The protesters have not reached out to the European Union, NATO or the United States for support. The men who tried to run against Mr. Lukashenko, and the women who tried to take their place, were not activists or dissidents like Mr. Navalny in neighboring Russia — they were a popular blogger, a former ambassador to the United States, an oligarch, an English teacher and a musician.

Yet to Mr. Lukashenko, and more so to Mr. Putin, the notion of allowing people to choose their government is anathema. In Mr. Putin’s vision, Russia, Ukraine and Belarus were the core of the Soviet empire, and already one republic has slipped the coop. A free and democratic election in Belarus would not only risk a government with different ideas, but could serve as an inspiration to Russians to follow suit. One possible reason for poisoning Mr. Navalny was his public sympathy for the Belarusian demonstrators.

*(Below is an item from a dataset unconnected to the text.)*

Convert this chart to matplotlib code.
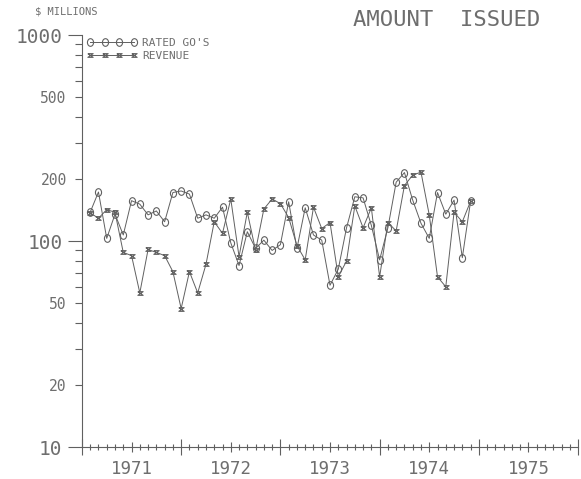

Mr. Lukashenko is scheduled to visit Mr. Putin soon in Moscow, and he may find that the Kremlin is prepared to dump him in an attempt to calm the waters in Belarus. Moscow may also try to draw the European Union into some form of dialogue that would give a patina of legitimacy to Russia’s search for a way to resolve the crisis to its advantage.

That must not be the European Union’s role, or America’s. Any Western participation in a Russian-controlled transition would support Mr. Lukashenko’s and Mr. Putin’s claim that the street protests are the work of “foreign enemies.” That would amount to a betrayal of what the Belarusians seek and hope for. If there is to be any dialogue, it must be with the opposition as a full participant.

The West’s role — that of governments, human rights organizations and the social media-wielding public — is to demonstrate to the many courageous people who cast their ballots for Ms. Tikhonovskaya, and who have braved beatings and arrest simply to demand that these be counted, that free people everywhere are on their side and support their demand for new elections, the release of all detainees and the return of opposition leaders who have been driven into exile.

The message ought to be underscored by serious personal sanctions — frozen foreign bank accounts, travel bans and the like — against Mr. Lukashenko’s cronies and those who falsified the election results and then cruelly abused those who dared to protest.